Air traffic controllers will also obtain multiple licenses, allowing them to supervise flights to and from the different airports in the digital tower. That should allow them to be deployed more efficiently. According to Peggy Divested, Skeyes’ operation director, an air traffic controller will need a maximum of two weeks’ training to switch from on-site air traffic control to a digital tower.

Skeyes chief Decuyper is confident that Brussels Airport will also get a digital tower at a later stage. “We are working in steps. First, there is the digital tower in Namur, then the one for the Flemish airports will follow,” Decuyper says. “But I am sure we will eventually migrate Brussels Airport to a digital tower.”
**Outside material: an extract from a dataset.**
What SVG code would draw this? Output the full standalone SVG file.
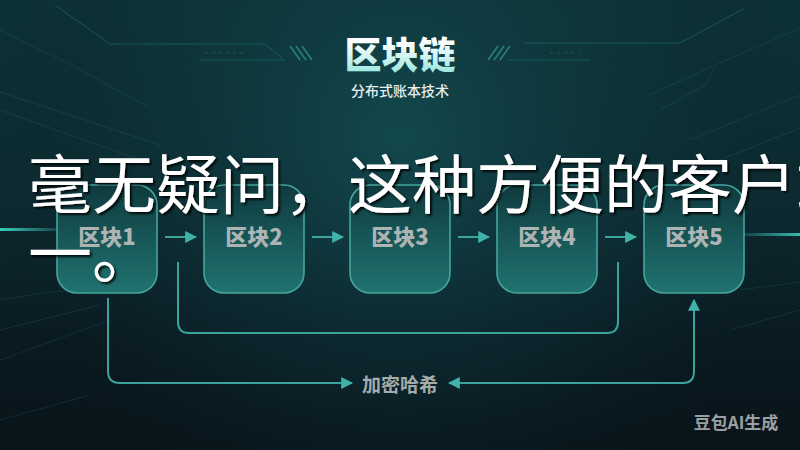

Left to right: Per Ahl, CEO of SAAB, Johan Decuyper, CEO of Skeyes, and Nicolas Thisquen, President of SOWAER /Skeyes

New ‘greener’ management contract

Today, the federal government also signed a new five-year management contract with Skeyes. For the first time, it includes contributing to reducing aviation’s climate and environmental impact and a section on financial transparency. “Never before has such a contract been so comprehensive and ambitious,” says Mobility Minister Georges Gilkinet (Ecolo).

Skeyes gets more power to control environmental impact and noise pollution, for example. This can be done through traffic management and flight procedures, but also by continuing to modulate terminal fees based on the environmental performance of the aircraft using Brussels Airport and by promoting more environmentally friendly and quieter flight procedures, such as freeing up more space to erect additional wind turbines on land.

Skeyes will also cooperate more with Defense, in line with the Single European Sky rules. So that flight paths can be more optimized, which should reduce aviation emissions by 10%.

The text further introduces a performance dialogue. This should lead to continuous improvement in the quality of services. In doing so, the contract holds back a financial incentive of 1,8 million euros per year. That money can be spent on projects for greater inclusion, staff welfare, and greening of operations.

It is the fourth agreement signed by the federal government with the air traffic controller. The previous one – then with its predecessor Belgocontrol – dates back ten years and expired in 2019. It has since been extended at least 14 times.